A Technical Review on Multi Lobe Journal Bearings

A Technical Review on Multi Lobe Journal Bearings

S. Udaya Bhaskar1, M. Manzoor Hussain2, Md. Yousuf Ali3

1Associate Professor, AHCET, Chevella, 2Principal, JNTUH CES, Medak, 3Principal, NSAKCET, Malakpet

Abstract

Fluid film bearings are machine elements to produce smooth motion between solid surfaces in relative motion and to generate a load support for mechanical components. The lubricant used between the surfaces may be a liquid or gas. Fluid film bearings are designed to support static and dynamic loads, and consequently, their effects on the performance of rotating machinery are of great importance. In the design of high speed rotary machinery, consideration of surface roughness is important to predict the steady state characteristics and stability analysis of the hydrodynamic journal bearings.

1. Introduction

   Bearings play a vital role in the performance of rotor bearing system. Though the plain cylindrical journal bearing is generally used in the rotating machinery it does not satisfy the stability requirements of high speed machinery. In such specialized cases plain circular bearings are replaced by non-circular journal bearings. Multilobe journal bearings are widely used to suppress instability under lightly loaded conditions. Bearings with two lobes, three lobes and four lobes are widely used to support the rotating machinery.

2. Literature survey

   O. Pinkus [1], [2] and [3] was one of the first study multi lobe bearing, static characteristics of two lobe and three lobe bearings were predicted for different aspect ratios.

   Falkenhagen et al. [6] did the analysis of stability characteristics and general transient motion of the finite width three lobe bearings. Reynolds equation was solved by time transient procedure. The linearized stiffness and damping coefficients were computed by evaluating the changes in hydrodynamic forces caused by small perturbation about the steady state position. Threshold speed o stability was determined. The influence of rotor unbalance above and below the stability threshold was investigated.
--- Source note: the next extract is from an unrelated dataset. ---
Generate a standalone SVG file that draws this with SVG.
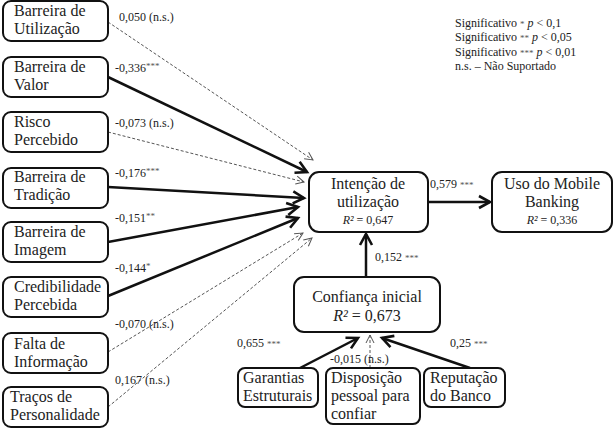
<svg xmlns="http://www.w3.org/2000/svg" width="616" height="435" viewBox="0 0 616 435" font-family="Liberation Serif, serif">
<defs>
<marker id="ah" markerUnits="userSpaceOnUse" markerWidth="16" markerHeight="16" refX="13" refY="7" orient="auto" viewBox="0 0 16 14">
<path d="M2,1 L13,7 L2,13" fill="none" stroke="#111" stroke-width="2.6" stroke-linejoin="miter"/>
</marker>
<marker id="ahd" markerUnits="userSpaceOnUse" markerWidth="12" markerHeight="12" refX="9" refY="5" orient="auto" viewBox="0 0 12 10">
<path d="M1,1 L9,5 L1,9" fill="none" stroke="#555" stroke-width="1"/>
</marker>
</defs>
<style>
text{font-family:'Liberation Serif',serif}
.box{fill:#fff;stroke:#111;stroke-width:2}
.t{font-size:16px;fill:#222}
.c{text-anchor:middle}
.l{font-size:12px;fill:#222}
.r{font-size:12px;fill:#222;text-anchor:middle}
.s{stroke:#111;stroke-width:2.5;fill:none;marker-end:url(#ah)}
.d{stroke:#555;stroke-width:1;stroke-dasharray:3,2;fill:none;marker-end:url(#ahd)}
.st{font-size:9px;fill:#555}
</style>
<rect width="616" height="435" fill="#fff"/>
<g id="connectors">
<line class="d" x1="108" y1="22" x2="313" y2="160"/>
<line class="s" x1="108" y1="77" x2="307" y2="172"/>
<line class="d" x1="108" y1="132" x2="304" y2="182"/>
<line class="s" x1="108" y1="187" x2="304" y2="198"/>
<line class="s" x1="108" y1="242" x2="298" y2="207"/>
<line class="s" x1="108" y1="296" x2="298" y2="218"/>
<line class="d" x1="108" y1="352" x2="303" y2="233"/>
<line class="d" x1="108" y1="407" x2="312" y2="238"/>
<line class="s" x1="428" y1="202" x2="490" y2="202"/>
<line class="s" x1="366" y1="277" x2="366" y2="234"/>
<line class="s" x1="300" y1="368" x2="358" y2="338"/>
<line class="s" x1="470" y1="368" x2="382" y2="338"/>
<line class="d" x1="370" y1="368" x2="370" y2="335"/>
<text class="l" x="119" y="21">0,050 (n.s.)</text>
<text class="l" x="115" y="72">-0,336<tspan class="st" dy="-3">***</tspan></text>
<text class="l" x="115" y="127">-0,073 (n.s.)</text>
<text class="l" x="115" y="177">-0,176<tspan class="st" dy="-3">***</tspan></text>
<text class="l" x="115" y="222">-0,151<tspan class="st" dy="-3">**</tspan></text>
<text class="l" x="115" y="272">-0,144<tspan class="st" dy="-3">*</tspan></text>
<text class="l" x="115" y="328">-0,070 (n.s.)</text>
<text class="l" x="115" y="384">0,167 (n.s.)</text>
<text class="l" x="430" y="188">0,579 <tspan class="st">***</tspan></text>
<text class="l" x="375" y="261">0,152 <tspan class="st">***</tspan></text>
<text class="l" x="237" y="347">0,655 <tspan class="st">***</tspan></text>
<text class="l" x="330" y="363">-0,015 (n.s.)</text>
<text class="l" x="450" y="347">0,25 <tspan class="st">***</tspan></text>
</g>
<g id="barreira-utilizacao"><rect class="box" x="3" y="1" width="105" height="40" rx="8"/><text class="t" x="14" y="16">Barreira de</text><text class="t" x="14" y="34">Utilização</text></g>
<g id="barreira-valor"><rect class="box" x="3" y="57" width="105" height="40" rx="8"/><text class="t" x="14" y="72">Barreira de</text><text class="t" x="14" y="90">Valor</text></g>
<g id="risco-percebido"><rect class="box" x="3" y="112" width="105" height="40" rx="8"/><text class="t" x="14" y="127">Risco</text><text class="t" x="14" y="145">Percebido</text></g>
<g id="barreira-tradicao"><rect class="box" x="3" y="168" width="105" height="40" rx="8"/><text class="t" x="14" y="182">Barreira de</text><text class="t" x="14" y="200">Tradição</text></g>
<g id="barreira-imagem"><rect class="box" x="3" y="222" width="105" height="40" rx="8"/><text class="t" x="14" y="237">Barreira de</text><text class="t" x="14" y="255">Imagem</text></g>
<g id="credibilidade"><rect class="box" x="3" y="277" width="105" height="40" rx="8"/><text class="t" x="14" y="292">Credibilidade</text><text class="t" x="14" y="310">Percebida</text></g>
<g id="falta-informacao"><rect class="box" x="3" y="333" width="105" height="40" rx="8"/><text class="t" x="14" y="349">Falta de</text><text class="t" x="14" y="367">Informação</text></g>
<g id="tracos-personalidade"><rect class="box" x="3" y="387" width="105" height="40" rx="8"/><text class="t" x="10" y="402">Traços de</text><text class="t" x="10" y="420">Personalidade</text></g>
<g id="intencao"><rect class="box" x="309" y="172" width="119" height="60" rx="10"/><text class="t c" x="368" y="189">Intenção de</text><text class="t c" x="368" y="207">utilização</text><text class="r" x="368" y="224"><tspan font-style="italic">R²</tspan> = 0,647</text></g>
<g id="uso-mobile"><rect class="box" x="492" y="172" width="120" height="60" rx="10"/><text class="t c" x="552" y="189">Uso do Mobile</text><text class="t c" x="552" y="207">Banking</text><text class="r" x="552" y="224"><tspan font-style="italic">R²</tspan> = 0,336</text></g>
<g id="confianca"><rect class="box" x="294" y="277" width="146" height="55" rx="10"/><text class="t c" x="367" y="302">Confiança inicial</text><text class="t c" x="367" y="321"><tspan font-style="italic">R²</tspan> = 0,673</text></g>
<g id="garantias"><rect class="box" x="238" y="368" width="80" height="39" rx="7"/><text class="t" x="243" y="383">Garantias</text><text class="t" x="243" y="401">Estruturais</text></g>
<g id="disposicao"><rect class="box" x="326" y="368" width="94" height="56" rx="7"/><text class="t" x="331" y="383">Disposição</text><text class="t" x="331" y="401">pessoal para</text><text class="t" x="331" y="419">confiar</text></g>
<g id="reputacao"><rect class="box" x="424" y="368" width="81" height="39" rx="7"/><text class="t" x="430" y="383">Reputação</text><text class="t" x="430" y="401">do Banco</text></g>
<g id="legend">
<text class="l" x="455" y="27">Significativo <tspan class="st">*</tspan> <tspan font-style="italic">p</tspan> &lt; 0,1</text>
<text class="l" x="455" y="41">Significativo <tspan class="st">**</tspan>  <tspan font-style="italic">p</tspan>  &lt; 0,05</text>
<text class="l" x="455" y="56">Significativo <tspan class="st">***</tspan>  <tspan font-style="italic">p</tspan> &lt; 0,01</text>
<text class="l" x="455" y="70">n.s. – Não Suportado</text>
</g>
</svg>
   S.T.N Swamy et al. [9] calculated the stiffness and damping coefficients of finite journal bearings and their application to find the stability prediction. The Reynolds equation is solved using the over relaxation scheme. First the steady state equilibrium performance is calculated next a small change in the eccentricity ratio and attitude angle which is a function of time gives the stiffness and damping coefficients. Characteristic equation is solved using the stiffness and damping coefficients to find the stability curves.

   Flack et al. [12] and [13] did an experiment and theoretical investigation of pressure distributions in four lobe bearings. Theoretical pressure disturbances were obtained by using variational approach to solve the Reynolds equation. Both half Sommerfeld and Reynolds boundary conditions were used separately and theoretical results obtained by both conditions were compared with experiment results.

   Leader et al. [13] tested a pair of preloaded (factor 0.7 and 0.77) four lobe bearings with simple flexible rotor for the instability threshold analysis. Experiment results were compares with the theoretical results obtained by finite element analysis. In the analysis, half Sommerfeld boundary condition was used for Reynolds equation.

   Li et al. [14] determined the linearized stability threshold for multi lobe bearings (elliptical, offset, three-lobe and four-lobe). Reynolds equation was solved by using series solution based on variational principle. Stability of these bearings for different load conditions are discussed. The analysis was done for L/D =0.5 and preload factor of 0.5.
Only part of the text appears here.